Write again exactly the lines in the listing below, starting at the line with "Emit a Python" and ending at the line with "import seaborn as sns", both included. Pictures are not copied.

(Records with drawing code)
_ _ _
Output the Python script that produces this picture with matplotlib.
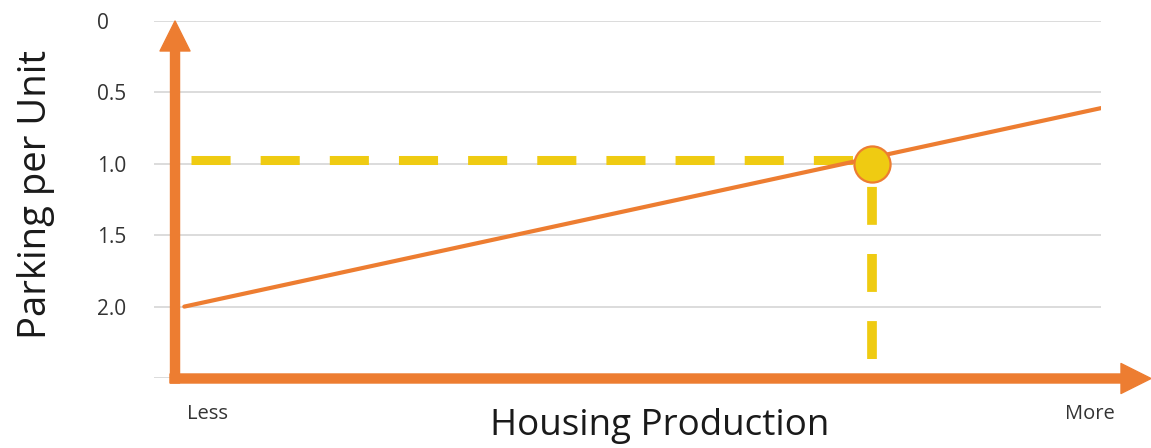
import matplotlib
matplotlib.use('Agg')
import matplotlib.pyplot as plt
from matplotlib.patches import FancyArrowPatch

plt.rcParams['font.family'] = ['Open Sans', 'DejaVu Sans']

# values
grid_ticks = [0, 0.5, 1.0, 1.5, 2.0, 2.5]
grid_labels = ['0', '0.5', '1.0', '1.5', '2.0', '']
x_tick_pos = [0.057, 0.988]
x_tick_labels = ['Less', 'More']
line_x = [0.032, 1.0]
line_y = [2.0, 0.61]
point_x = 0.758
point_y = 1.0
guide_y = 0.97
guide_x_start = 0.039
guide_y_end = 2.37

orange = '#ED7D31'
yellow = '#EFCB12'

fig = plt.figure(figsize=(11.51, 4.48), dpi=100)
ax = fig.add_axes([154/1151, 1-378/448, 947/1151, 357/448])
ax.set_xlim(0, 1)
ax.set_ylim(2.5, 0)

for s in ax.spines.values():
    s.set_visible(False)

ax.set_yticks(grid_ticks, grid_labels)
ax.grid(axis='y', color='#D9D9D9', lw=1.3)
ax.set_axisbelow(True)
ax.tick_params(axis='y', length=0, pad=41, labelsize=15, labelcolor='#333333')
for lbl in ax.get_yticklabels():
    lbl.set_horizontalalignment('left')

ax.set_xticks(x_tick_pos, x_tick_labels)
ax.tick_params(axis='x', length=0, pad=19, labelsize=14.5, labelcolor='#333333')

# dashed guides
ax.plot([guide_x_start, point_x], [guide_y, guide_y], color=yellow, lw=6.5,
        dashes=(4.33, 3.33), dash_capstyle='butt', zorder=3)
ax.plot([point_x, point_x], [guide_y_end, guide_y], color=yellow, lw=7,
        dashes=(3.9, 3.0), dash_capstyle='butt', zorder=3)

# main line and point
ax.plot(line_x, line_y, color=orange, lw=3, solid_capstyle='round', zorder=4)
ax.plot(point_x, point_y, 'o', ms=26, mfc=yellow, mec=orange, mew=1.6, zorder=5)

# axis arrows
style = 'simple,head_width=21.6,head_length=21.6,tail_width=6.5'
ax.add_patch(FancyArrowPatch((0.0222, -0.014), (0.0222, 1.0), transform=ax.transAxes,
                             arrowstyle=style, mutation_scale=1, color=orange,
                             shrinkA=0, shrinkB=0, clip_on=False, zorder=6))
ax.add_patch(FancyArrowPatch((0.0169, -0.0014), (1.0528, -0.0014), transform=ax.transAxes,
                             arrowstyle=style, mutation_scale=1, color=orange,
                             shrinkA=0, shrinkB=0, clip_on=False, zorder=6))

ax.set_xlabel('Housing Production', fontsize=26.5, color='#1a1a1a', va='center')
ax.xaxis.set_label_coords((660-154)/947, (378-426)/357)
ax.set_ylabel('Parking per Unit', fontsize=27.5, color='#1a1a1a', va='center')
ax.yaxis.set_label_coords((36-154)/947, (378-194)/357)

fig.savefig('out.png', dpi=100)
_ _ _
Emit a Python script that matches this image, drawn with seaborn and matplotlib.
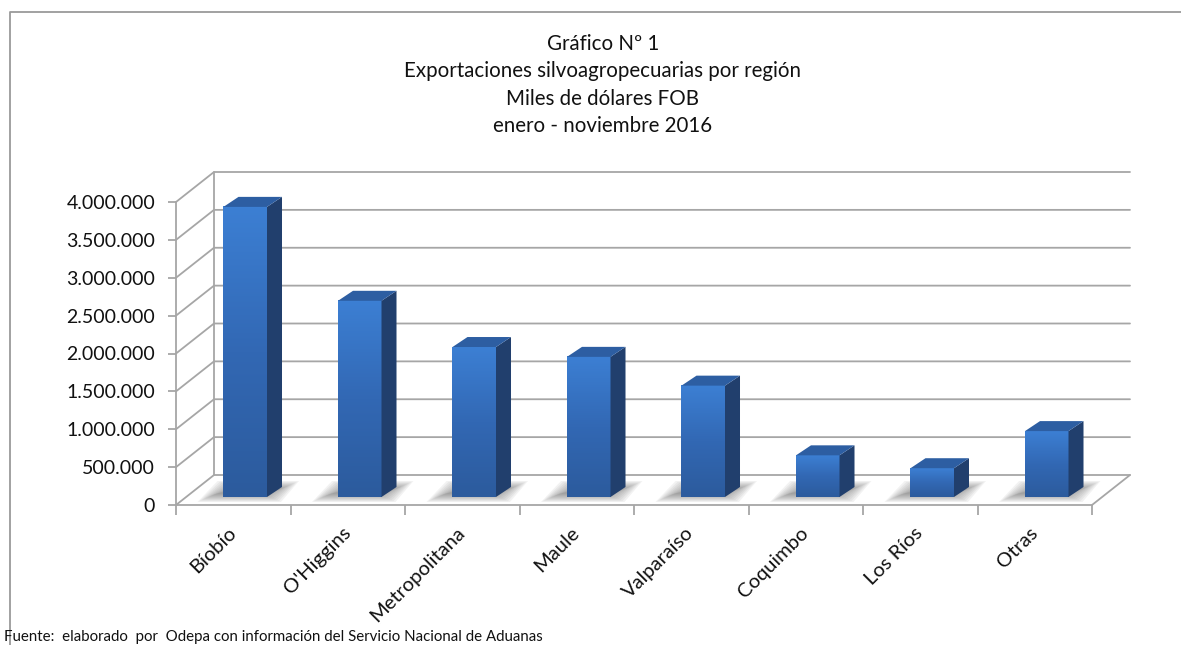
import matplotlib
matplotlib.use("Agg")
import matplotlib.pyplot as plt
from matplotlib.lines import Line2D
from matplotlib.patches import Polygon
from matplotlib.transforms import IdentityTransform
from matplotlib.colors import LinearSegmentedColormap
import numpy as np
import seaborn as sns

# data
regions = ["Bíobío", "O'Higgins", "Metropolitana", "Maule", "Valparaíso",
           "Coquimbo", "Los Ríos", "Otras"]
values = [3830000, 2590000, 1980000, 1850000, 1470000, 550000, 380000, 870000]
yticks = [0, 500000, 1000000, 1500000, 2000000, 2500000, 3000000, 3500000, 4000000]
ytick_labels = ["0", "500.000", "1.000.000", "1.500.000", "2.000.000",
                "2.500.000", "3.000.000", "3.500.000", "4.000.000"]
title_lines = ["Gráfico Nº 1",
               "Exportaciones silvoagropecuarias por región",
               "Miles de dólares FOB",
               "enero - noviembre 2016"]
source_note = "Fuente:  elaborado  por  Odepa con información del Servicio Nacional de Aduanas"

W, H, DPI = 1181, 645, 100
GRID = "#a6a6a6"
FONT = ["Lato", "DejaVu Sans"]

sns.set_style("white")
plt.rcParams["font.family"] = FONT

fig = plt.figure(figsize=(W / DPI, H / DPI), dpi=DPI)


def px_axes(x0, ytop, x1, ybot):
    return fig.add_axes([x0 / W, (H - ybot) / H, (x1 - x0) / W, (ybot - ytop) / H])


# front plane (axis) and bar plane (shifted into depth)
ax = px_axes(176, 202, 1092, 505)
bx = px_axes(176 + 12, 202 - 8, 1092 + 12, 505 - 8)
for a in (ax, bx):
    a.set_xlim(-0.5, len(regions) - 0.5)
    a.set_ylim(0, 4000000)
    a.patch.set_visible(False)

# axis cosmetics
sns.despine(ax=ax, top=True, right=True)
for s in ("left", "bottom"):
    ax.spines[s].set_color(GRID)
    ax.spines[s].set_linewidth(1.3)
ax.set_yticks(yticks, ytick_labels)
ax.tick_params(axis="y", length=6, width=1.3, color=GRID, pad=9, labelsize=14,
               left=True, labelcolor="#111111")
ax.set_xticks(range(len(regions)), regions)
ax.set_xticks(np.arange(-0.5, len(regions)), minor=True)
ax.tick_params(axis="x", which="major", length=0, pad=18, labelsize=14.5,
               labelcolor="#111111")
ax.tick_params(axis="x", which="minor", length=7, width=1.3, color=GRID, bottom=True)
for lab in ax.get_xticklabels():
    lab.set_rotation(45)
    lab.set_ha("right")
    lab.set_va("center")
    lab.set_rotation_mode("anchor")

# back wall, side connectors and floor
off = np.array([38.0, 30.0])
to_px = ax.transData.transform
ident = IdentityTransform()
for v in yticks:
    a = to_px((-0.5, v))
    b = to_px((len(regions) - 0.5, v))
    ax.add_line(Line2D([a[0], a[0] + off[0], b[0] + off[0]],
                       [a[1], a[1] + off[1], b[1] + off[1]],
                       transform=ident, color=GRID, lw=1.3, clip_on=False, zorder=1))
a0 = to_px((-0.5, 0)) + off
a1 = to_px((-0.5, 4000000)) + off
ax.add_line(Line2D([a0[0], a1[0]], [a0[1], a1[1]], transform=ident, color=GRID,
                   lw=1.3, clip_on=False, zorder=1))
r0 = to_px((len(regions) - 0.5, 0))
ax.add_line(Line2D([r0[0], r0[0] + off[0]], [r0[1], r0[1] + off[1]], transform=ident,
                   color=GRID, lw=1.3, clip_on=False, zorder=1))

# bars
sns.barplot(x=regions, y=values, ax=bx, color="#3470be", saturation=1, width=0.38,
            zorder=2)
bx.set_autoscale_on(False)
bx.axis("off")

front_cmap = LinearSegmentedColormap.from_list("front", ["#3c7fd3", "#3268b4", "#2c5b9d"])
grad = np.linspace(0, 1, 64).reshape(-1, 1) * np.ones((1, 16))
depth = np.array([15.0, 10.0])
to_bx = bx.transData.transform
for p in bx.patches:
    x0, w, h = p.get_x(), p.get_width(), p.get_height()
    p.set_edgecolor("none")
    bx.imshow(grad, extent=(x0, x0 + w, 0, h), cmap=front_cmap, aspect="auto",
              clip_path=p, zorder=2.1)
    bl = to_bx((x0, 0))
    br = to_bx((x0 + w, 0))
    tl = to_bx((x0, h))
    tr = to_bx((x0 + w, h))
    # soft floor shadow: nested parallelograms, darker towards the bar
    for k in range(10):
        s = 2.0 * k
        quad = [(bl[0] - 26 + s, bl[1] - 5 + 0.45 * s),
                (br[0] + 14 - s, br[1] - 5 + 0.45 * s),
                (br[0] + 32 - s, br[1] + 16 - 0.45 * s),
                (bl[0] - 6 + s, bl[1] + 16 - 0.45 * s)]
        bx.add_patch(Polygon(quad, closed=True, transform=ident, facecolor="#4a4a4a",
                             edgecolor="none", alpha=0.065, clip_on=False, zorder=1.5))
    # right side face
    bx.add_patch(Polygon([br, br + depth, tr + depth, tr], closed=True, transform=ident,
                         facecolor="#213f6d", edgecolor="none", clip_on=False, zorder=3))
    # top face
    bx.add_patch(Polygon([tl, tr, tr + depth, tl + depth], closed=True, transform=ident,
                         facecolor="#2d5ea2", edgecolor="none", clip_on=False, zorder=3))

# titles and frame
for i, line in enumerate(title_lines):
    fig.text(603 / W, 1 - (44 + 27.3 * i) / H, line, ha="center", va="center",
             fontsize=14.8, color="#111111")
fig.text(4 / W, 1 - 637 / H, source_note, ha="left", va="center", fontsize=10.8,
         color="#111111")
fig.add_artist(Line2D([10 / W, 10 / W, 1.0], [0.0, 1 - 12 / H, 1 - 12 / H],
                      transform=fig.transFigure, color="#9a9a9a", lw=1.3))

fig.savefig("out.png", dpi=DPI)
_ _ _
• RESULT FOR THIS TASK:
Emit a Python script that matches this image, drawn with seaborn and matplotlib.
import matplotlib
matplotlib.use("Agg")
import matplotlib.pyplot as plt
from matplotlib.lines import Line2D
from matplotlib.patches import Polygon
from matplotlib.transforms import IdentityTransform
from matplotlib.colors import LinearSegmentedColormap
import numpy as np
import seaborn as sns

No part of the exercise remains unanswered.